- Supplied records -
------------------------------------------------------------

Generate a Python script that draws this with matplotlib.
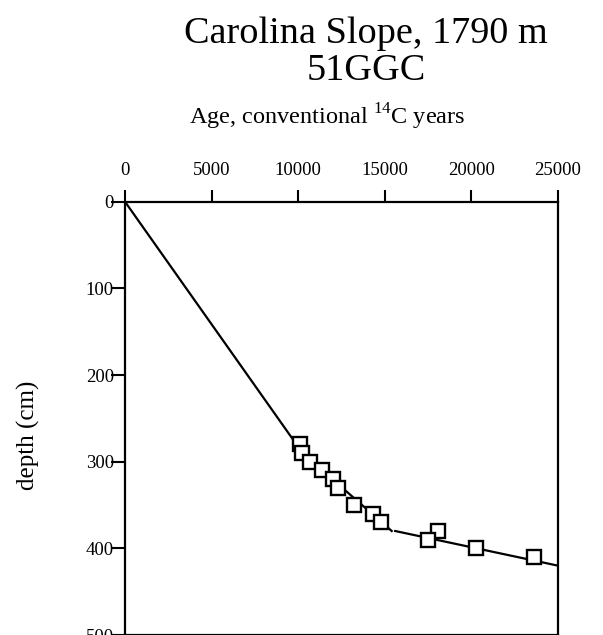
import numpy as np
import matplotlib.pyplot as plt

plt.rcParams['font.family'] = ['Liberation Serif', 'DejaVu Serif']
plt.rcParams['mathtext.fontset'] = 'custom'
plt.rcParams['mathtext.rm'] = 'Liberation Serif'

# radiocarbon ages (yr) and depths (cm) of the dated samples
age = [10100, 10200, 10700, 11350, 12000, 12300, 13200, 14300, 14800,
       18100, 17500, 20250, 23600]
depth = [280, 290, 300, 310, 320, 330, 350, 360, 370, 380, 390, 400, 410]

# age model segments
line1_age = [0, 10250, 15400]
line1_depth = [0, 290, 380]
line2_age = [15600, 25000]
line2_depth = [380, 420]

xticks = [0, 5000, 10000, 15000, 20000, 25000]
yticks = [0, 100, 200, 300, 400, 500]

W, H = 603, 635
fig = plt.figure(figsize=(W / 100, H / 100), dpi=100)
ax = fig.add_axes([125 / W, 0, 433 / W, (H - 201.7) / H])

ax.plot(line1_age, line1_depth, color='black', lw=1.6, zorder=2)
ax.plot(line2_age, line2_depth, color='black', lw=1.6, zorder=2)
ax.plot(age, depth, 's', ms=10, mfc='white', mec='black', mew=1.7,
        zorder=3, clip_on=False)

ax.set_xlim(0, 25000)
ax.set_ylim(500, 0)
ax.set_xticks(xticks)
ax.set_yticks(yticks)
ax.xaxis.tick_top()
ax.tick_params(axis='x', length=8.5, width=1.5, pad=8, labelsize=13.5)
ax.tick_params(axis='y', length=10, width=1.5, pad=-2, labelsize=13.5)
for s in ax.spines.values():
    s.set_linewidth(1.6)

fig.text(28 / W, 1 - 435 / H, 'depth (cm)', rotation=90, ha='center',
         va='center', fontsize=18)
fig.text(327 / W, 1 - 125 / H, 'Age, conventional $^{14}$C years',
         ha='center', va='baseline', fontsize=17.5)
fig.text(366 / W, 1 - 43 / H, 'Carolina Slope, 1790 m', ha='center',
         va='baseline', fontsize=27.5)
fig.text(366 / W, 1 - 80 / H, '51GGC', ha='center', va='baseline',
         fontsize=27.5)

fig.savefig('out.png', dpi=100)
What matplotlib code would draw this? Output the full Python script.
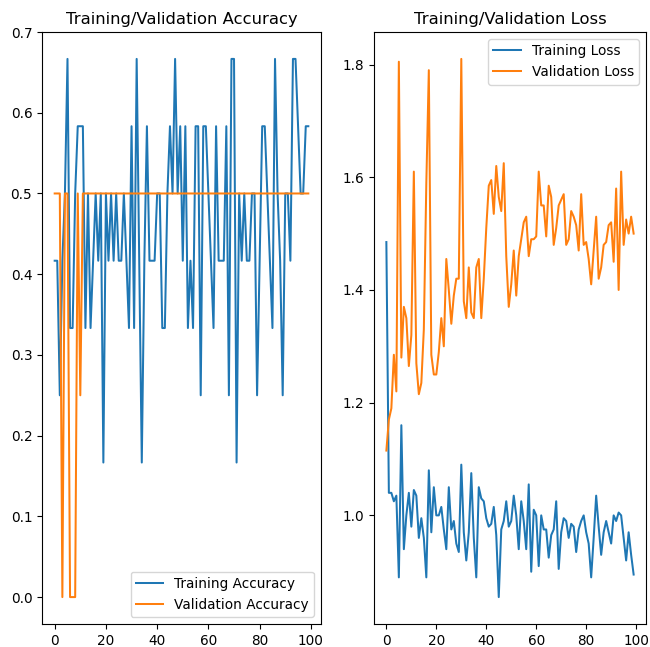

------------------------------------------------------------

In the data above, please extract the lines from the first one through the line with "yticks = [0, 100, 200, 300, 400, 500]", exactly, and keep pictures out.

- Correct result -
Generate a Python script that draws this with matplotlib.
import numpy as np
import matplotlib.pyplot as plt

plt.rcParams['font.family'] = ['Liberation Serif', 'DejaVu Serif']
plt.rcParams['mathtext.fontset'] = 'custom'
plt.rcParams['mathtext.rm'] = 'Liberation Serif'

# radiocarbon ages (yr) and depths (cm) of the dated samples
age = [10100, 10200, 10700, 11350, 12000, 12300, 13200, 14300, 14800,
       18100, 17500, 20250, 23600]
depth = [280, 290, 300, 310, 320, 330, 350, 360, 370, 380, 390, 400, 410]

# age model segments
line1_age = [0, 10250, 15400]
line1_depth = [0, 290, 380]
line2_age = [15600, 25000]
line2_depth = [380, 420]

xticks = [0, 5000, 10000, 15000, 20000, 25000]
yticks = [0, 100, 200, 300, 400, 500]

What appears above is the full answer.